I thought this issue was resolved back in 1986 in the Ontario Court of Appeal case of Blainey and Ontario Hockey Association, (1986), 26 D.L.R. (4th) 728, 54 O.R. (2d) 513, which held it is discrimination to prohibit a person from playing in a sports league on the basis of gender.  In that case, then 12 year old Justine Blainey fought to try out for the boys hockey team. 

At the time, the Human Rights Code contained section 19(2) which provided that "the right under section 1 to equal treatment with respect to services and facilities is not infringed where membership in an athletic organization or participation in an athletic activity is restricted to persons of the same sex." 

Thus, prior to Blainey, while a sports league could not discriminate on the basis of race or religion, for example, it could discriminate on the basis of gender. 

The Ontario Court of Appeal in Blainey explained as follows:

Thus, but for s. 19(2), Justine Blainey would have been entitled to the protection of the Human Rights Code and the benefit of the complaint and enforcement procedures therein provided. But s. 19(2) denies her that protection and benefit. It permits membership in an athletic organization or participation in an athletic activity to be denied solely on the basis of sex without regard to any other factors. Individuals who may in all respects be equal in terms of qualifications for membership in an athletic organization or participation in an athletic activity can be treated differently for no reason other than their sex. With respect to athletic activity in the province, the protection of the Human Rights Code is still available to all others who complain of discrimination on other grounds, such as race, colour and ethnic origin. Only sexual discrimination is permitted.
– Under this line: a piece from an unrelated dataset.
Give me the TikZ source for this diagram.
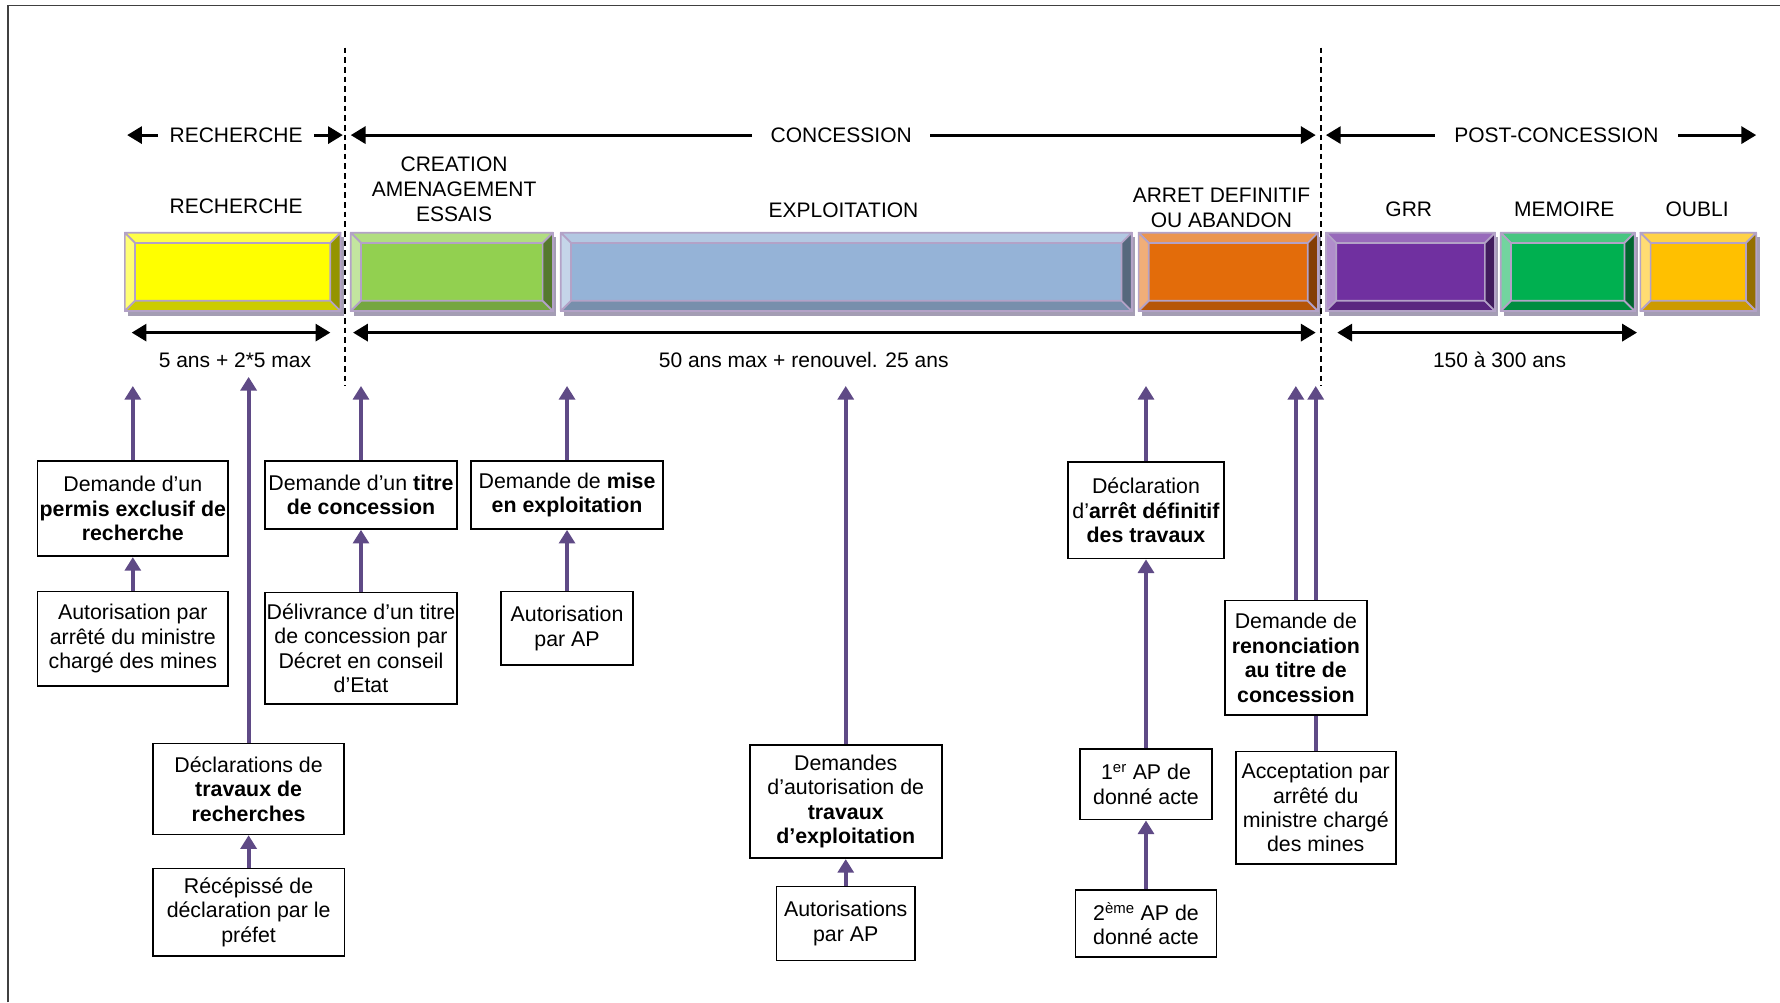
\documentclass[tikz,border=0pt]{standalone}
\usepackage{fontspec}
\setmainfont{Liberation Sans}
\usepackage{xcolor}
\usepackage{tikz}
\usetikzlibrary{arrows.meta}

\definecolor{barline}{HTML}{B3A2C7}
\definecolor{barshadow}{HTML}{A49DB4}
\definecolor{linkcol}{HTML}{5F4A86}
\definecolor{rechcol}{HTML}{FFFF00}
\definecolor{creacol}{HTML}{92D050}
\definecolor{explcol}{HTML}{95B3D7}
\definecolor{arretcol}{HTML}{E36C0A}
\definecolor{grrcol}{HTML}{7030A0}
\definecolor{memcol}{HTML}{00B050}
\definecolor{oublicol}{HTML}{FFC000}

% bevelled phase bar: name, left, right, colour
\newcommand{\phasebar}[4]{%
  \fill[barshadow] (#2+3,209) rectangle (#3+3,278);
  \node[bar, fill=#4, minimum width=#3-#2] (#1) at ({(#2+#3)/2},239.5) {};
  \filldraw[bevel, fill=#4!72!white] (#2,205) -- (#3,205) -- (#3-9,214) -- (#2+9,214) -- cycle;
  \filldraw[bevel, fill=#4!55!white] (#2,205) -- (#2+9,214) -- (#2+9,265) -- (#2,274) -- cycle;
  \filldraw[bevel, fill=#4!80!black] (#2,274) -- (#2+9,265) -- (#3-9,265) -- (#3,274) -- cycle;
  \filldraw[bevel, fill=#4!58!black] (#3,205) -- (#3-9,214) -- (#3-9,265) -- (#3,274) -- cycle;
}

\begin{document}
\begin{tikzpicture}[x=1pt, y=-1pt,
    pageframe/.style={draw=black!75, line width=1.3pt},
    bar/.style={rectangle, draw=barline, line width=1.5pt, minimum height=69, inner sep=0pt},
    bevel/.style={draw=barline, line width=1.5pt, line join=round},
    phase/.style={font=\fontsize{18.5}{22}\selectfont, align=center, inner sep=0pt},
    period/.style={font=\fontsize{18.5}{22}\selectfont, inner ysep=0pt, inner xsep=10pt},
    act/.style={rectangle, draw=black, line width=1.5pt, fill=white, align=center, inner sep=1pt, font=\fontsize{18.8}{21.5}\selectfont},
    timeline/.style={-{Triangle[length=13pt,width=15pt]}, line width=2.6pt},
    durationarrow/.style={{Triangle[length=13pt,width=15pt]}-{Triangle[length=13pt,width=15pt]}, line width=2.6pt},
    link/.style={-{Triangle[length=12pt,width=14pt]}, draw=linkcol, line width=3.4pt},
    limit/.style={dash pattern=on 5pt off 3.5pt, line width=1.3pt}
]
\useasboundingbox (0,0) rectangle (1568,883);

% Frame
\draw[pageframe] (7,883) -- (7,5) -- (1568,5);

% Main periods
\node[period] (hrech) at (208,119) {RECHERCHE};
\node[period, inner xsep=16pt] (hconc) at (741,119) {CONCESSION};
\node[period, inner xsep=17pt] (hpost) at (1371,119) {POST-CONCESSION};

\coordinate (rechL) at (112,119);
\coordinate (rechR) at (302,119);
\coordinate (concL) at (309,119);
\coordinate (concR) at (1159,119);
\coordinate (postL) at (1168,119);
\coordinate (postR) at (1547,119);

\draw[timeline] (hrech.west) -- (rechL);
\draw[timeline] (hrech.east) -- (rechR);
\draw[timeline] (hconc.west) -- (concL);
\draw[timeline] (hconc.east) -- (concR);
\draw[timeline] (hpost.west) -- (postL);
\draw[timeline] (hpost.east) -- (postR);

% Phase labels
\node[phase] (lrech) at (208,182) {RECHERCHE};
\node[phase] (lcrea) at (400,167) {CREATION\\AMENAGEMENT\\ESSAIS};
\node[phase] (lexpl) at (743,185) {EXPLOITATION};
\node[phase] (larret) at (1076,183) {ARRET DEFINITIF\\OU ABANDON};
\node[phase] (lgrr) at (1241,184) {GRR};
\node[phase] (lmem) at (1378,184) {MEMOIRE};
\node[phase] (loubli) at (1495,184) {OUBLI};

% Phase bars
\phasebar{brech}{110}{300}{rechcol}
\phasebar{bcrea}{309}{487}{creacol}
\phasebar{bexpl}{494}{997}{explcol}
\phasebar{barret}{1003}{1161}{arretcol}
\phasebar{bgrr}{1168}{1317}{grrcol}
\phasebar{bmem}{1322}{1440}{memcol}
\phasebar{boubli}{1445}{1547}{oublicol}

% Phase limits
\coordinate (lim1a) at (304,42);
\coordinate (lim1b) at (304,340);
\coordinate (lim2a) at (1163.5,42);
\coordinate (lim2b) at (1163.5,340);
\draw[limit] (lim1a) -- (lim1b);
\draw[limit] (lim2a) -- (lim2b);

% Durations
\coordinate (d1a) at (116,293);
\coordinate (d1b) at (291,293);
\coordinate (d2a) at (311,293);
\coordinate (d2b) at (1159,293);
\coordinate (d3a) at (1178,293);
\coordinate (d3b) at (1442,293);
\draw[durationarrow] (d1a) -- (d1b);
\draw[durationarrow] (d2a) -- (d2b);
\draw[durationarrow] (d3a) -- (d3b);
\node[period] (drech) at (207,317) {5 ans + 2*5 max};
\node[period] (dconc) at (708,317) {50 ans max + renouvel. 25 ans};
\node[period] (dpost) at (1321,317) {150 à 300 ans};

% Procedures
\coordinate (reach) at (0,340);
\coordinate (reachhigh) at (0,332);

\node[act, minimum width=168, minimum height=84] (dpermis) at (117,448) {Demande d’un\\\textbf{permis exclusif de}\\\textbf{recherche}};
\node[act, minimum width=168, minimum height=83] (apermis) at (117,562.5) {Autorisation par\\arrêté du ministre\\chargé des mines};
\node[act, minimum width=168, minimum height=80] (dtravrech) at (219,695) {Déclarations de\\\textbf{travaux de}\\\textbf{recherches}};
\node[act, minimum width=169, minimum height=77] (recepisse) at (219,803.5) {Récépissé de\\déclaration par le\\préfet};

\node[act, minimum width=169, minimum height=60] (dtitre) at (318,436) {Demande d’un \textbf{titre}\\\textbf{de concession}};
\node[act, minimum width=169, minimum height=98] (delivrance) at (318,571) {Délivrance d’un titre\\de concession par\\Décret en conseil\\d’Etat};

\node[act, minimum width=169, minimum height=60] (dmise) at (499.5,436) {Demande de \textbf{mise}\\\textbf{en exploitation}};
\node[act, minimum width=116, minimum height=65] (amise) at (499.5,553.5) {Autorisation\\par AP};

\node[act, minimum width=169, minimum height=100] (dtravexp) at (745,706) {Demandes\\d’autorisation de\\\textbf{travaux}\\\textbf{d’exploitation}};
\node[act, minimum width=122, minimum height=65] (atravexp) at (745,813.5) {Autorisations\\par AP};

\node[act, minimum width=138, minimum height=85] (darret) at (1009.5,449.5) {Déclaration\\d’\textbf{arrêt définitif}\\\textbf{des travaux}};
\node[act, minimum width=116, minimum height=62] (ap1) at (1009.5,691) {1\textsuperscript{er} AP de\\donné acte};
\node[act, minimum width=124, minimum height=59] (ap2) at (1009.5,813.5) {2\textsuperscript{ème} AP de\\donné acte};

\node[act, minimum width=141, minimum height=99] (accept) at (1159,711.5) {Acceptation par\\arrêté du\\ministre chargé\\des mines};
\draw[link] (accept) -- (accept |- reach);
\node[act, minimum width=125, minimum height=101] (drenonc) at (1141.5,579.5) {Demande de\\\textbf{renonciation}\\\textbf{au titre de}\\\textbf{concession}};

% Arrows
\draw[link] (dpermis) -- (dpermis |- reach);
\draw[link] (apermis) -- (dpermis);
\draw[link] (dtravrech) -- (dtravrech |- reachhigh);
\draw[link] (recepisse) -- (dtravrech);
\draw[link] (dtitre) -- (dtitre |- reach);
\draw[link] (delivrance) -- (dtitre);
\draw[link] (dmise) -- (dmise |- reach);
\draw[link] (amise) -- (dmise);
\draw[link] (dtravexp) -- (dtravexp |- reach);
\draw[link] (atravexp) -- (dtravexp);
\draw[link] (darret) -- (darret |- reach);
\draw[link] (ap1) -- (darret);
\draw[link] (ap2) -- (ap1);
\draw[link] (drenonc) -- (drenonc |- reach);

\end{tikzpicture}
\end{document}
This renders s. 19(2) clearly discriminatory.

The court concluded that section 19(2) was contrary to section 15(1) of the Canadian Charter of Rights and Freedoms, which says:

15(1) Every individual is equal before and under the law and has the right to the equal protection and equal benefit of the law without discrimination and, in particular, without discrimination based on race, national or ethnic origin, colour, religion, sex, age or mental or physical disability.
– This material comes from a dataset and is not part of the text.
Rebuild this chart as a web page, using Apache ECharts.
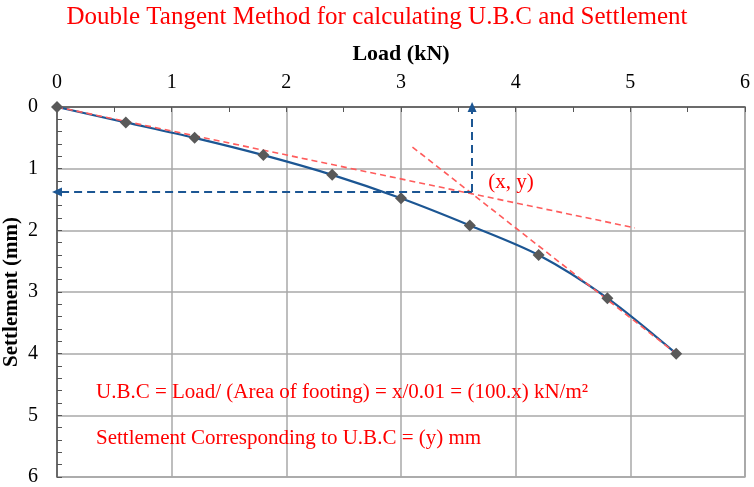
<!DOCTYPE html>
<html>
<head>
<meta charset="utf-8">
<script src="https://cdn.jsdelivr.net/npm/echarts/dist/echarts.min.js"></script>
<style>
  html, body { margin: 0; padding: 0; background: #fff; }
  #chart { width: 754px; height: 487px; }
</style>
</head>
<body>
<div id="chart"></div>
<script>
// load-settlement readings
const load = [0, 0.6, 1.2, 1.8, 2.4, 3.0, 3.6, 4.2, 4.8, 5.4];
const settlement = [0, 0.25, 0.5, 0.78, 1.1, 1.48, 1.92, 2.4, 3.1, 4.0];

// the two tangents, [load, settlement] end points
const tangentInitial = [[0, 0], [5.04, 1.96]];
const tangentFinal = [[3.1, 0.65], [5.4, 4.0]];

// intersection of the tangents (x, y)
const crossPoint = [3.62, 1.38];

// text notes, [load, settlement, text]
const notes = [
    [3.76, 1.23, '(x, y)'],
    [0.34, 4.63, 'U.B.C = Load/ (Area of footing) = x/0.01 = (100.x) kN/m²'],
    [0.34, 5.38, 'Settlement Corresponding to U.B.C = (y) mm']
];

const serif = '"Liberation Serif", "DejaVu Serif", serif';
const blue = '#1c5693';
const redDash = '#ff5c5c';
const red = '#ff0000';

let chart = echarts.init(document.getElementById('chart'));

let option = {
    animation: false,
    title: {
        text: 'Double Tangent Method for calculating U.B.C and Settlement',
        left: 'center',
        top: 0,
        textStyle: {
            color: red,
            fontFamily: serif,
            fontWeight: 'normal',
            fontSize: 25
        }
    },
    grid: {
        left: 57, right: 9, top: 107, bottom: 10,
        outerBoundsMode: 'none',
        containLabel: false,
        show: true, borderColor: '#777', borderWidth: 1.2
    },
    xAxis: {
        type: 'value',
        position: 'top',
        min: 0, max: 6, interval: 1,
        name: 'Load (kN)',
        nameLocation: 'middle',
        nameGap: 42,
        nameMoveOverlap: false,
        nameTextStyle: { color: '#000', fontFamily: serif, fontWeight: 'bold', fontSize: 22 },
        axisLine: { show: true, lineStyle: { color: '#555', width: 1.5 } },
        axisTick: { show: true, inside: true, length: 5, lineStyle: { color: '#555' } },
        minorTick: { show: true, splitNumber: 2, length: 5, lineStyle: { color: '#555' } },
        axisLabel: { color: '#000', fontFamily: serif, fontSize: 20, margin: 14 },
        splitLine: { show: true, lineStyle: { color: '#a8a8a8', width: 1.5 } }
    },
    yAxis: {
        type: 'value',
        inverse: true,
        min: 0, max: 6, interval: 1,
        name: 'Settlement (mm)',
        nameLocation: 'middle',
        nameRotate: 90,
        nameGap: 35,
        nameMoveOverlap: false,
        nameTextStyle: { color: '#000', fontFamily: serif, fontWeight: 'bold', fontSize: 21 },
        axisLine: { show: true, lineStyle: { color: '#555', width: 1.5 } },
        axisTick: { show: true, inside: true, length: 5, lineStyle: { color: '#555' } },
        minorTick: { show: true, splitNumber: 5, length: 5, lineStyle: { color: '#555' } },
        axisLabel: { color: '#000', fontFamily: serif, fontSize: 20, margin: 19 },
        splitLine: { show: true, lineStyle: { color: '#a8a8a8', width: 1.5 } }
    },
    series: [
        {
            name: 'curve',
            type: 'line',
            smooth: 0.3,
            symbol: 'none',
            data: load.map((v, i) => [v, settlement[i]]),
            lineStyle: { color: blue, width: 2.2 },
            z: 2
        },
        {
            name: 'initial tangent',
            type: 'line',
            symbol: 'none',
            data: tangentInitial,
            lineStyle: { color: redDash, width: 1.6, type: [6, 4] },
            z: 3
        },
        {
            name: 'final tangent',
            type: 'line',
            symbol: 'none',
            data: tangentFinal,
            lineStyle: { color: redDash, width: 1.6, type: [6, 4] },
            z: 3
        },
        {
            name: 'readings',
            type: 'scatter',
            symbol: 'diamond',
            symbolSize: 12,
            data: load.map((v, i) => [v, settlement[i]]),
            itemStyle: { color: '#595959', opacity: 1 },
            z: 4,
            markLine: {
                silent: true,
                symbol: ['none', 'triangle'],
                symbolSize: [9, 10],
                label: { show: false },
                lineStyle: { color: blue, width: 2, type: [8, 5] },
                data: [
                    [{ coord: crossPoint }, { coord: [0, crossPoint[1]] }],
                    [{ coord: crossPoint }, { coord: [crossPoint[0], 0] }]
                ]
            }
        },
        {
            name: 'notes',
            type: 'scatter',
            symbolSize: 0,
            silent: true,
            itemStyle: { opacity: 1 },
            data: notes.map(n => ({ value: [n[0], n[1]], name: n[2] })),
            label: {
                show: true,
                position: 'right',
                distance: 0,
                formatter: p => p.name,
                color: red,
                opacity: 1,
                fontFamily: serif,
                fontSize: 21
            },
            z: 5
        }
    ]
};

chart.setOption(option);
</script>
</body>
</html>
In Canada, the federal Charter trumps provincial legislation, and so, section 19(2) of the Ontario Human Rights Code was held to be unconstitutional and of no force and effect.  In other words, since 1986, it has been illegal to prohibit a girl from trying out for a sports team.

Undermines Girls’ Sports?

One of the arguments of the OFSAA was that it may undermine the girls’ sports programs.  This was also cited as a concern after Blainey, that we would see a flood of applicants to the boys’ sports leagues, while the girls’ leagues languished with the weak athletes who couldn’t cut the "real" team. 

In fact the opposite has occurred:  girl’s and women’s sports leagues have sprouted up all over the place in Canada.  Hockey, in particular, has increased, leading to all kinds of issues over ice time in our limited number of rinks.  While we must surely have the most ice rinks per capita in the world, it is never enough.

Combine hockey issues & human rights, and you have a serious national crisis in Canada.

In Toronto, for example, it was news throughout the winter that the huge increase of girls playing hockey has actually created challenges with ice time in the various hockey rinks around the city.  The issue of gender equal ice time hit the front line news several times over the winter, with the City of Toronto taking over one of the rinks until it agreed to distribute time more equally. 

Let Skills & Ability Decide

While I am quite sympathetic to concerns about those boys who are displaced because of a more athletic girl (what team do those boys get to play on?), and while I very much value the collegiality and inspiration girls and women can get from playing on a sports team together, I prefer an approach where skill and ability is the deciding factor, not gender.